Figure 14 was prepared to focus only on the sample area around the flaws. It illustrates the relative voltage $∆u$ as a function of the transducer’s position along the x-axis and y-axis after applying the background removal algorithm. Compared with the non-processed signal (Figure 10), the flaws OF70% and OF30% can be detected considerably better here. Removing the background signal caused by the material anisotropy diminished the analysis difficulty and minimized the hazard of incorrect flaw classification.

The measurements conducted for the outer flaws confirmed the usability of the proposed system.
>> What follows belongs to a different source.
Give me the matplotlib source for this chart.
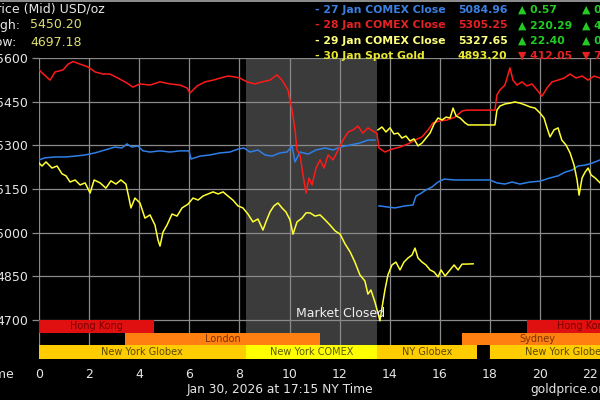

A relatively low excitation frequency (2 MHz) was used to detect hidden defects (inner flaws), which guaranteed a sufficiently large penetration depth and the ability to detect even shallow defects. Unfortunately, such an excitation frequency is not optimal for detecting surface defects because the eddy currents should be concentrated in the near-surface layer. Therefore, additional measurements were performed for surface defects to confirm the system’s effectiveness in this case as well. Figure 15 shows plots of the relative voltage ∆u as a function of the transducer’s position along the x-axis and y-axis. In the case of this measurement, the defect names were changed respectively: OF70% becomes IF70% (Figure 15a), while OF30% becomes IF30% (Figure 15b). It is evident that both defects are easily detectable. These results confirm that the transducer enables the detection of inner and outer flaws using the same excitation frequency.

4. Conclusions

Currently, the eddy current technique is widely used to inspect metal parts. There are many ongoing intensive works to adopt existing ECT systems to evaluate composite structures consisting of conducting materials such as carbon fibers. In the described studies, intensive work was carried out to adapt a well-proven (in the case of metals) system and transducer. Particular emphasis has been placed on providing the ability to detect hidden defects (inner flaws).

The conducted experiments are generally promising. However, the method requires further development and adjustment to the specificity of the composites. Experiments carried out so far have allowed several conclusions to be drawn:

• A differential transducer allows for a significant increase in sensitivity, but placing the reference sensor close to the measured material is not an effective solution due to the anisotropy of the tested material; a more effective solution seems to be the use of a reference sensor with the reference material;
• The ability to detect defects can be improved by using signal processing, such as the proposed background signal removal;
• The use of resonant frequencies allows for multiple increases in the sensitivity of the transducer; at the same time, it is more complicated to use the frequency response to identify the type and depth of the defect;
• The use of even a relatively low excitation frequency that guarantees the appropriate depth of penetration does not prevent the effective detection of surface defects;
• The use of the frequency response to defects identification in the case of the composite materials requires the use of a much wider range of excitation frequencies.

The experiment was limited to detecting notches (corresponding in some way to cracks) to demonstrate the system’s usability. Despite satisfactory results, a comprehensive study on detecting other flaws, such as delamination or porosity, should be conducted to ensure the method’s versatility. Moreover, additional research on the method’s applicability is needed for structures with different internal reinforcement weights and resin-rich samples.